# START OF PROVIDED DATA
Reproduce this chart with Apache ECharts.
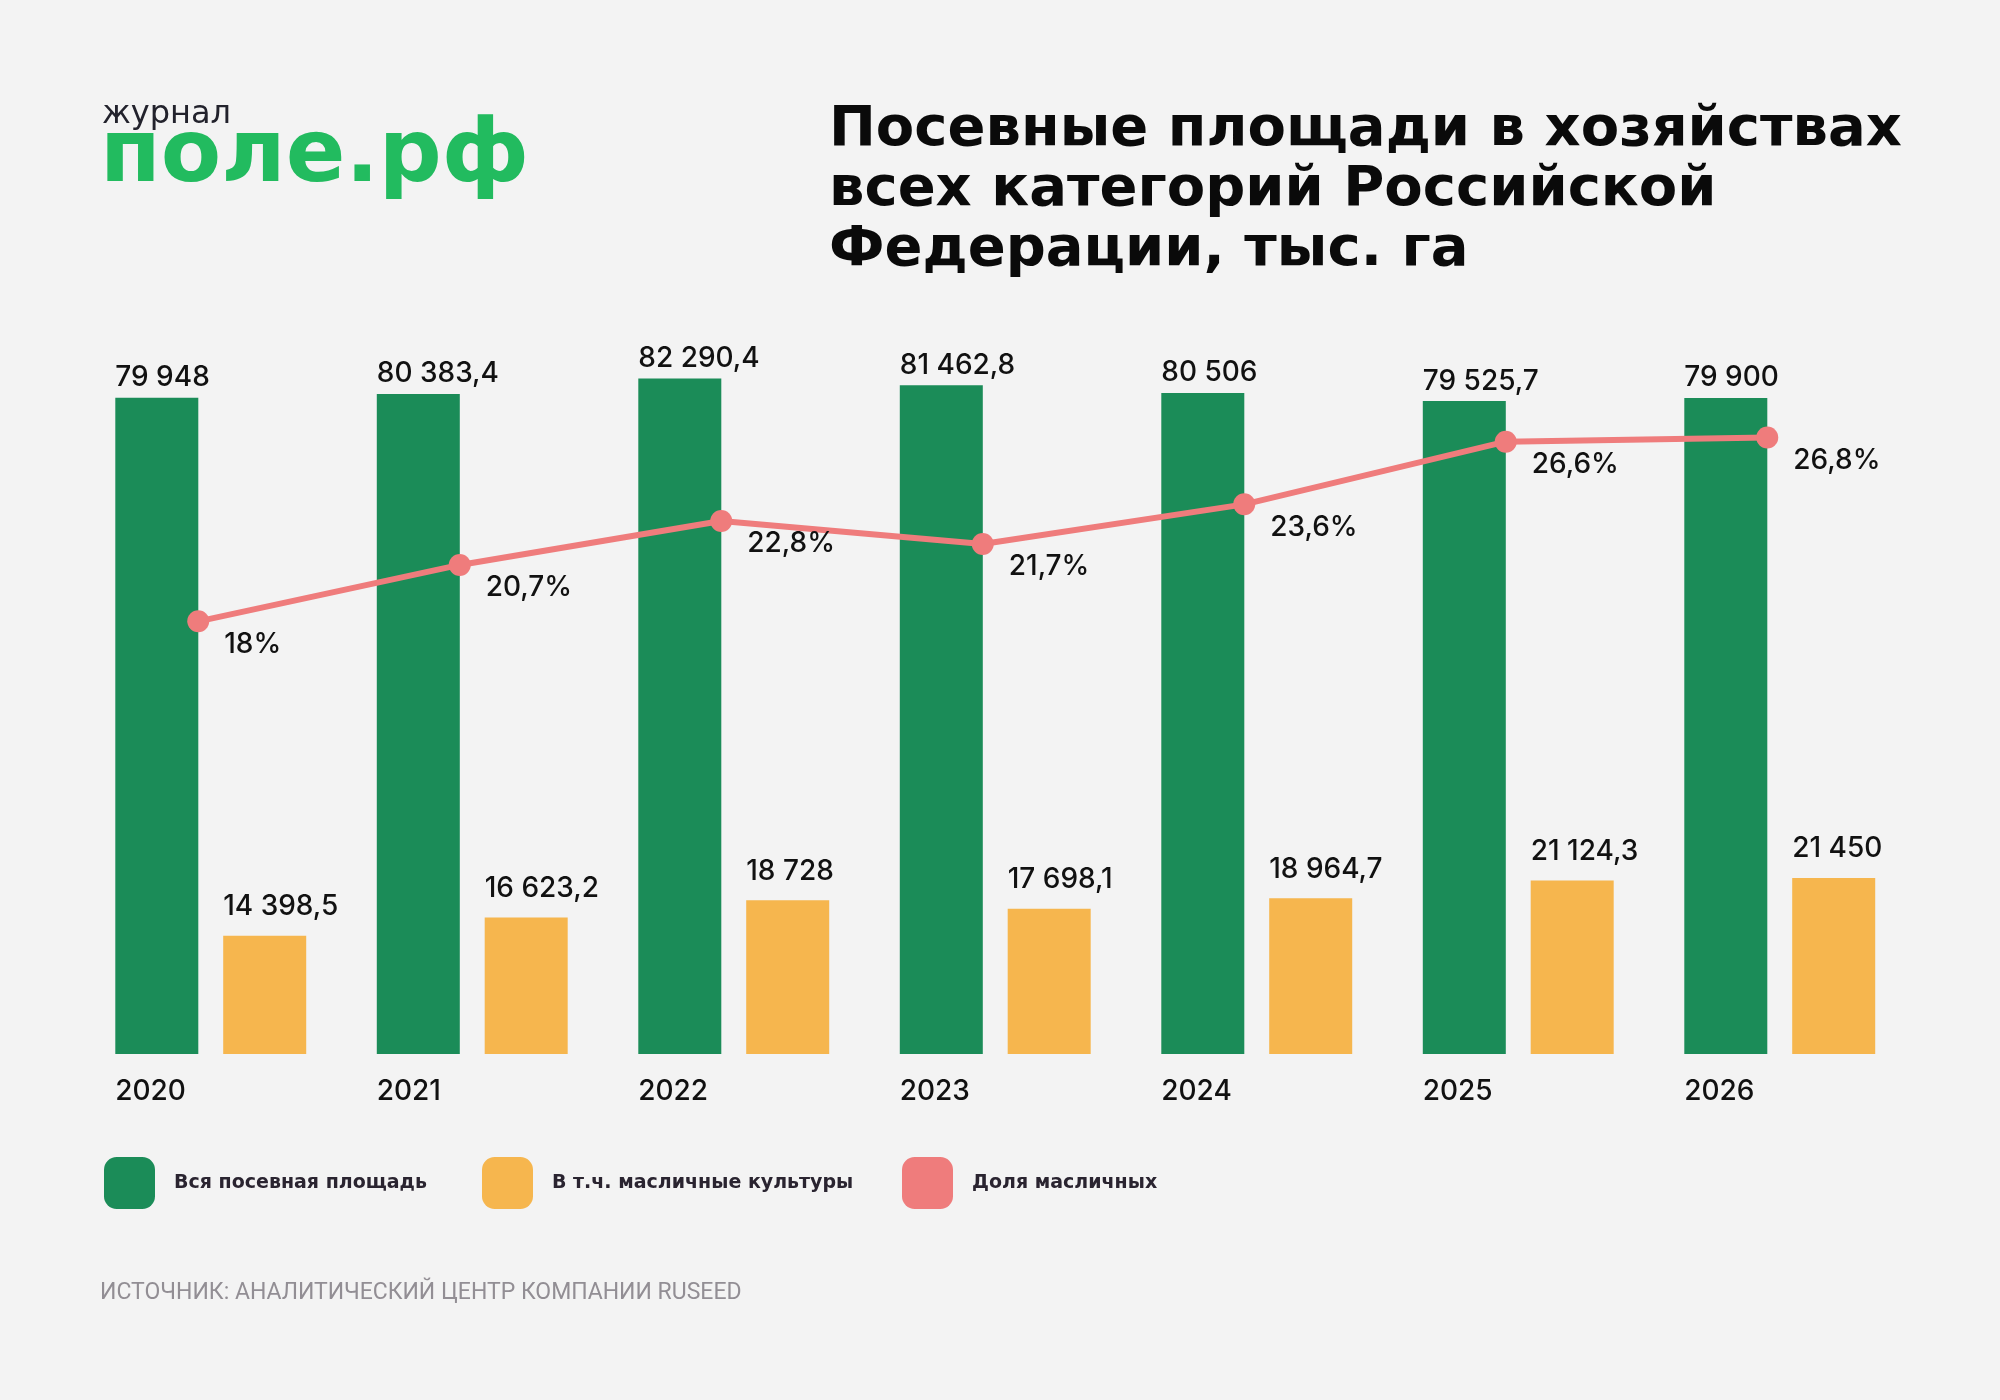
<!DOCTYPE html>
<html>
<head>
<meta charset="utf-8">
<script src="https://cdn.jsdelivr.net/npm/echarts@6/dist/echarts.min.js"></script>
<style>
html, body { margin: 0; padding: 0; background: #f3f3f3; }
#chart { width: 2000px; height: 1400px; }
</style>
</head>
<body>
<div id="chart"></div>
<script>
// годы
var years = ["2020", "2021", "2022", "2023", "2024", "2025", "2026"];
// вся посевная площадь, тыс. га
var totalArea = [79948, 80383.4, 82290.4, 81462.8, 80506, 79525.7, 79900];
// в т.ч. масличные культуры, тыс. га
var oilArea = [14398.5, 16623.2, 18728, 17698.1, 18964.7, 21124.3, 21450];
// доля масличных, %
var oilShare = [18, 20.7, 22.8, 21.7, 23.6, 26.6, 26.8];

var seriesNames = ["Вся посевная площадь", "В т.ч. масличные культуры", "Доля масличных"];
var colors = ["#1b8c58", "#f6b64e", "#ef7c7c"];

var numFont = "Inter";

function fmtNum(v) {
	var parts = String(v).split(".");
	var intPart = parts[0].replace(/\B(?=(\d{3})+(?!\d))/g, " ");
	return parts.length > 1 ? intPart + "," + parts[1] : intPart;
}

var myChart = echarts.init(document.getElementById("chart"));

var legendBase = function (name, left) {
	return {
		data : [ name ],
		left : left,
		top : 1157,
		padding : 0,
		itemWidth : 51,
		itemHeight : 52,
		icon : "roundRect",
		selectedMode : false,
		textStyle : {
			fontFamily : "DejaVu Sans",
			fontSize : 19,
			fontWeight : 600,
			color : "#2a2430",
			padding : [ 0, 0, 0, 14 ]
		}
	};
};

var option = {
	backgroundColor : "#f3f3f3",
	animation : false,
	color : colors,
	title : [ {
		text : "Посевные площади в хозяйствах\nвсех категорий Российской\nФедерации, тыс. га",
		left : 829,
		top : 100,
		padding : 0,
		textStyle : {
			fontFamily : "DejaVu Sans",
			fontSize : 56,
			lineHeight : 60,
			fontWeight : "bold",
			color : "#0a0a0a"
		}
	}, {
		text : "журнал",
		left : 102,
		top : 99,
		padding : 0,
		textStyle : {
			fontFamily : "DejaVu Sans",
			fontSize : 32,
			fontWeight : "normal",
			color : "#22222c"
		}
	}, {
		text : "поле.рф",
		left : 100,
		top : 114,
		padding : 0,
		textStyle : {
			fontFamily : "DejaVu Sans",
			fontSize : 88,
			fontWeight : "bold",
			color : "#22bb5f"
		}
	}, {
		text : "ИСТОЧНИК: АНАЛИТИЧЕСКИЙ ЦЕНТР КОМПАНИИ RUSEED",
		left : 100,
		top : 1282,
		padding : 0,
		textStyle : {
			fontFamily : "Roboto",
			fontSize : 23,
			fontWeight : "normal",
			color : "#928e94"
		}
	} ],
	legend : [ legendBase(seriesNames[0], 104), legendBase(seriesNames[1], 482),
			legendBase(seriesNames[2], 902) ],
	grid : [ {
		left : 80,
		right : 89.5,
		top : 233,
		bottom : 346,
		outerBoundsMode : "none"
	}, {
		left : 67.5,
		right : 102,
		top : 233,
		bottom : 346,
		outerBoundsMode : "none"
	}, {
		left : -15.5,
		right : 185,
		top : 233,
		bottom : 346,
		outerBoundsMode : "none"
	} ],
	xAxis : [ {
		type : "category",
		gridIndex : 0,
		data : years,
		show : false
	}, {
		type : "category",
		gridIndex : 1,
		data : years,
		show : false
	}, {
		type : "category",
		gridIndex : 2,
		data : years,
		axisLine : { show : false },
		axisTick : { show : false },
		axisLabel : {
			align : "left",
			margin : 24,
			fontFamily : numFont,
			fontSize : 28,
			fontWeight : 500,
			color : "#111111"
		}
	} ],
	yAxis : [ {
		type : "value",
		gridIndex : 0,
		min : 0,
		max : 100000,
		show : false,
		splitLine : { show : false }
	}, {
		type : "value",
		gridIndex : 1,
		min : -2.714,
		max : 36.59,
		show : false,
		splitLine : { show : false }
	}, {
		type : "value",
		gridIndex : 2,
		show : false,
		splitLine : { show : false }
	} ],
	series : [ {
		name : seriesNames[0],
		type : "bar",
		xAxisIndex : 0,
		yAxisIndex : 0,
		data : totalArea,
		barWidth : 83,
		barGap : "30%",
		itemStyle : { color : colors[0] },
		label : {
			show : true,
			position : [ 0, -6 ],
			align : "left",
			verticalAlign : "bottom",
			fontFamily : numFont,
			fontSize : 28,
			fontWeight : 500,
			color : "#111111",
			formatter : function (p) {
				return fmtNum(p.value);
			}
		}
	}, {
		name : seriesNames[1],
		type : "bar",
		xAxisIndex : 0,
		yAxisIndex : 0,
		data : oilArea,
		barWidth : 83,
		itemStyle : { color : colors[1] },
		label : {
			show : true,
			position : [ 0, -15 ],
			align : "left",
			verticalAlign : "bottom",
			fontFamily : numFont,
			fontSize : 28,
			fontWeight : 500,
			color : "#111111",
			formatter : function (p) {
				return fmtNum(p.value);
			}
		}
	}, {
		name : seriesNames[2],
		type : "line",
		xAxisIndex : 1,
		yAxisIndex : 1,
		data : oilShare,
		symbol : "circle",
		symbolSize : 22,
		lineStyle : { color : colors[2], width : 6 },
		itemStyle : { color : colors[2] },
		label : {
			show : true,
			position : [ 37, 20 ],
			align : "left",
			verticalAlign : "top",
			fontFamily : numFont,
			fontSize : 28,
			fontWeight : 500,
			color : "#111111",
			formatter : function (p) {
				return fmtNum(p.value) + "%";
			}
		}
	} ]
};

myChart.setOption(option);
</script>
</body>
</html>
# END OF PROVIDED DATA
Copy the listing over exactly, skipping the pictures it holds.

WRITTEN RESPONSE:
Reproduce this chart with Apache ECharts.
<!DOCTYPE html>
<html>
<head>
<meta charset="utf-8">
<script src="https://cdn.jsdelivr.net/npm/echarts@6/dist/echarts.min.js"></script>
<style>
html, body { margin: 0; padding: 0; background: #f3f3f3; }
#chart { width: 2000px; height: 1400px; }
</style>
</head>
<body>
<div id="chart"></div>
<script>
// годы
var years = ["2020", "2021", "2022", "2023", "2024", "2025", "2026"];
// вся посевная площадь, тыс. га
var totalArea = [79948, 80383.4, 82290.4, 81462.8, 80506, 79525.7, 79900];
// в т.ч. масличные культуры, тыс. га
var oilArea = [14398.5, 16623.2, 18728, 17698.1, 18964.7, 21124.3, 21450];
// доля масличных, %
var oilShare = [18, 20.7, 22.8, 21.7, 23.6, 26.6, 26.8];

var seriesNames = ["Вся посевная площадь", "В т.ч. масличные культуры", "Доля масличных"];
var colors = ["#1b8c58", "#f6b64e", "#ef7c7c"];

var numFont = "Inter";

function fmtNum(v) {
	var parts = String(v).split(".");
	var intPart = parts[0].replace(/\B(?=(\d{3})+(?!\d))/g, " ");
	return parts.length > 1 ? intPart + "," + parts[1] : intPart;
}

var myChart = echarts.init(document.getElementById("chart"));

var legendBase = function (name, left) {
	return {
		data : [ name ],
		left : left,
		top : 1157,
		padding : 0,
		itemWidth : 51,
		itemHeight : 52,
		icon : "roundRect",
		selectedMode : false,
		textStyle : {
			fontFamily : "DejaVu Sans",
			fontSize : 19,
			fontWeight : 600,
			color : "#2a2430",
			padding : [ 0, 0, 0, 14 ]
		}
	};
};

var option = {
	backgroundColor : "#f3f3f3",
	animation : false,
	color : colors,
	title : [ {
		text : "Посевные площади в хозяйствах\nвсех категорий Российской\nФедерации, тыс. га",
		left : 829,
		top : 100,
		padding : 0,
		textStyle : {
			fontFamily : "DejaVu Sans",
			fontSize : 56,
			lineHeight : 60,
			fontWeight : "bold",
			color : "#0a0a0a"
		}
	}, {
		text : "журнал",
		left : 102,
		top : 99,
		padding : 0,
		textStyle : {
			fontFamily : "DejaVu Sans",
			fontSize : 32,
			fontWeight : "normal",
			color : "#22222c"
		}
	}, {
		text : "поле.рф",
		left : 100,
		top : 114,
		padding : 0,
		textStyle : {
			fontFamily : "DejaVu Sans",
			fontSize : 88,
			fontWeight : "bold",
			color : "#22bb5f"
		}
	}, {
		text : "ИСТОЧНИК: АНАЛИТИЧЕСКИЙ ЦЕНТР КОМПАНИИ RUSEED",
		left : 100,
		top : 1282,
		padding : 0,
		textStyle : {
			fontFamily : "Roboto",
			fontSize : 23,
			fontWeight : "normal",
			color : "#928e94"
		}
	} ],
	legend : [ legendBase(seriesNames[0], 104), legendBase(seriesNames[1], 482),
			legendBase(seriesNames[2], 902) ],
	grid : [ {
		left : 80,
		right : 89.5,
		top : 233,
		bottom : 346,
		outerBoundsMode : "none"
	}, {
		left : 67.5,
		right : 102,
		top : 233,
		bottom : 346,
		outerBoundsMode : "none"
	}, {
		left : -15.5,
		right : 185,
		top : 233,
		bottom : 346,
		outerBoundsMode : "none"
	} ],
	xAxis : [ {
		type : "category",
		gridIndex : 0,
		data : years,
		show : false
	}, {
		type : "category",
		gridIndex : 1,
		data : years,
		show : false
	}, {
		type : "category",
		gridIndex : 2,
		data : years,
		axisLine : { show : false },
		axisTick : { show : false },
		axisLabel : {
			align : "left",
			margin : 24,
			fontFamily : numFont,
			fontSize : 28,
			fontWeight : 500,
			color : "#111111"
		}
	} ],
	yAxis : [ {
		type : "value",
		gridIndex : 0,
		min : 0,
		max : 100000,
		show : false,
		splitLine : { show : false }
	}, {
		type : "value",
		gridIndex : 1,
		min : -2.714,
		max : 36.59,
		show : false,
		splitLine : { show : false }
	}, {
		type : "value",
		gridIndex : 2,
		show : false,
		splitLine : { show : false }
	} ],
	series : [ {
		name : seriesNames[0],
		type : "bar",
		xAxisIndex : 0,
		yAxisIndex : 0,
		data : totalArea,
		barWidth : 83,
		barGap : "30%",
		itemStyle : { color : colors[0] },
		label : {
			show : true,
			position : [ 0, -6 ],
			align : "left",
			verticalAlign : "bottom",
			fontFamily : numFont,
			fontSize : 28,
			fontWeight : 500,
			color : "#111111",
			formatter : function (p) {
				return fmtNum(p.value);
			}
		}
	}, {
		name : seriesNames[1],
		type : "bar",
		xAxisIndex : 0,
		yAxisIndex : 0,
		data : oilArea,
		barWidth : 83,
		itemStyle : { color : colors[1] },
		label : {
			show : true,
			position : [ 0, -15 ],
			align : "left",
			verticalAlign : "bottom",
			fontFamily : numFont,
			fontSize : 28,
			fontWeight : 500,
			color : "#111111",
			formatter : function (p) {
				return fmtNum(p.value);
			}
		}
	}, {
		name : seriesNames[2],
		type : "line",
		xAxisIndex : 1,
		yAxisIndex : 1,
		data : oilShare,
		symbol : "circle",
		symbolSize : 22,
		lineStyle : { color : colors[2], width : 6 },
		itemStyle : { color : colors[2] },
		label : {
			show : true,
			position : [ 37, 20 ],
			align : "left",
			verticalAlign : "top",
			fontFamily : numFont,
			fontSize : 28,
			fontWeight : 500,
			color : "#111111",
			formatter : function (p) {
				return fmtNum(p.value) + "%";
			}
		}
	} ]
};

myChart.setOption(option);
</script>
</body>
</html>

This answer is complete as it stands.